Video

IN LANA EMPIRE: DEL REY FEAT. THE WEEKND

Lust For Life (Lana Del Rey feat. The Weeknd) diretto da Rich Lee

Lana Del Rey e The Weeknd sono tra i pochi artisti che in questi anni hanno costruito coscientemente, attraverso il videoclip, un forte immaginario di riferimento dettandone le leggi, ragionando su di esso, cesellandolo pezzo per pezzo, immagine per immagine. The Weeknd ha dato vita a un esaltante percorso bipolare: da un lato quella che si è rivelata un’autoreferenziale saga faustiana (i video diretti da Grant Singer, i cui motivi sono stati remixati dai BRTHR in Party Monster), dall’altro un percorso da popstar consapevole che si misura con le firme trendy (Warren Fu, Nabil, Ilya Naishuller, Anthony Mandler, Sam Taylor-Johnson, Pedro Martin-Calero). Di Lana Del Rey abbiamo ripetutamente detto: plasmata su fantasie passatiste, diva autoproclamatasi senza passare dal via, forte di un repertorio (superbo) che è vintage puro e variato, con liriche impregnate di memoria americana da cartolina ingiallita, ha piegato ogni regista al suo volere, ottenendo da ciascuno (tutti primi della classe) una versione differente e plausibile del suo personaggio inquieto, la cui gioventù bruciata è sedicente, istantanea leggenda (metropolitana).
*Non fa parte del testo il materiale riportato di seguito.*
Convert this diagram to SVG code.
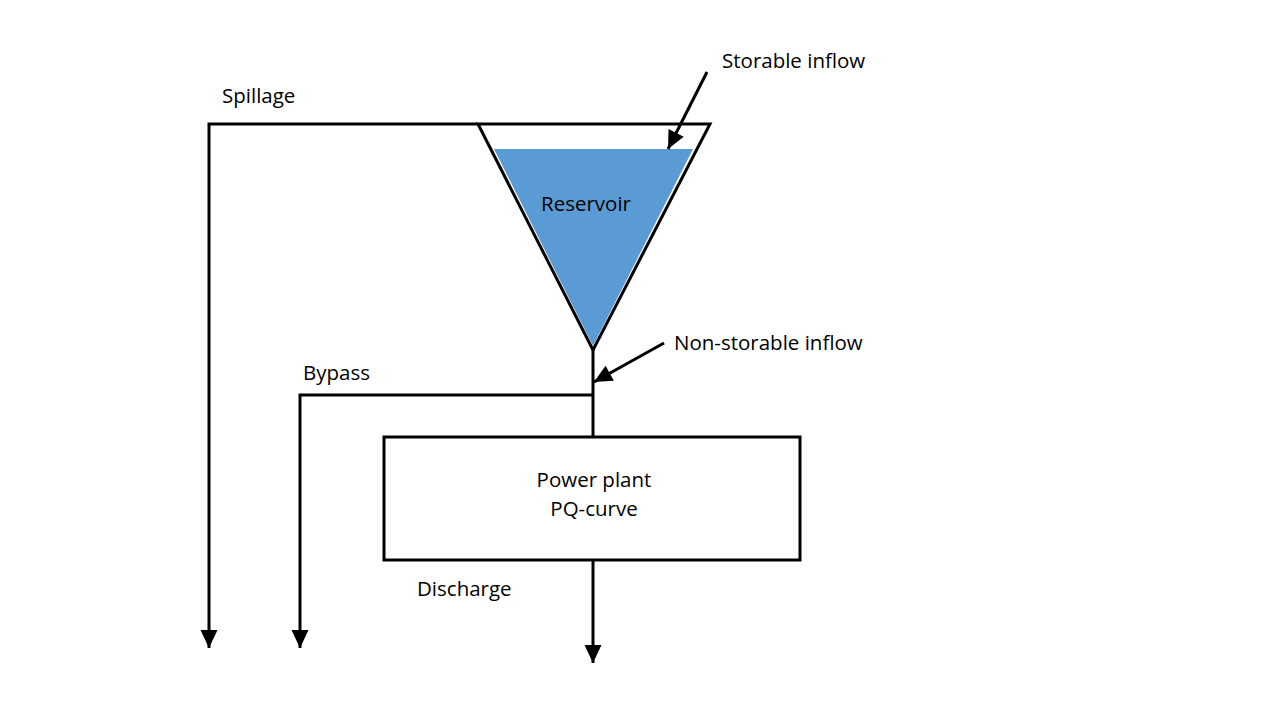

Per questo l’incontro in video (Lana feat. The Weeknd) è uno degli eventi della videostoria del 2017.

Lust for Life si muove su quel percorso mortifero che da sempre contraddistingue i video di entrambe le star. Così il VHS style, non è solo il consueto occhio strizzato al passato, ma allude anche a un’immagine riesumata: come nei clip di Del Rey diretti da Yoann Lemoine (Blue Jeans, Born To Die) Lana è una morta che canta.
Quanto Del Rey giochi col mondo di David Lynch ce lo hanno detto in questi anni non solo le atmosfere dei suoi brani (e quella ultraviolence sa tanto di Dorothy Vallens), i video suddetti (che sguazzano tra i riferimenti, da The Elephant Man a Cuore selvaggio), ma anche certe scelte esplicite (Blue Velvet, lo spot H&M diretto da Johan Renck che gioca col weird world del regista).
Nel sogno post mortem di Lust for Life (non dimentichiamo che l’intera visione parte dall’occhio della protagonista che tutta la contiene – dall’inizio alla fine -) la cantante reincontra il ragazzo morto tragicamente («They say only the good die young») sulle lettere della scritta Hollywood. Ci si muove al confine di Mulholland Drive, ma soprattutto si mette in scena un racconto ambiguo in cui le dimensioni rappresentative slittano una nell’altra: realtà e registrazione della stessa, tempo storico e tempo metafisico, paradiso e inferno (in una parola: Hollywood, luogo dorato e pericoloso, meta agognata e vortice di perdizione, ascese e cadute, trionfi e fiaschi), finzione e verità (il suicidio dell’attrice degli anni 30 Peg Entwistle).

 

Il video traduce con ispirazione aderente il misto di erotismo e tristezza che si sprigiona dalla canzone, e, facendo eco alle liriche, accumula livelli con candida, svaporata levità, concentrando in un’unica, fluida rappresentazione parabola sul successo, tragedia accidentale e suicidio. Le immagini traboccano di simboli – la coreografia iniziale (l’idillio?), la nave-aquilone (il miraggio della fama?), gli occhiali a specchio (le star vi si riflettono?), il salto delle lettere (la strada verso il successo?), il nastro per i capelli (il rifiuto di un’immagine codificata?), il paradiso come un pianeta segnato dal simbolo della pace etc – e si prestano a letture molteplici, conducendoci alla compulsiva revisione del clip. Facendo della fabbrica dei sogni losangelina un impero mentale (INLAND EMPIRE…), Lust for Life guarda ai modelli con sacrosanta sfrontatezza, facendoli abitare da due creature trapassate, ma felici di ritrovarsi, infine, in un’altra dimensione.
Rich Lee quest’anno ha diretto per Lana Del Rey anche il notevole Love (ne ho scritto sul n. 10/2017 di Film TV) e il futuristico White Mustang: una scelta che conferisce un’inedita omogeneità alla proposta video legata all’ultimo album dell’artista.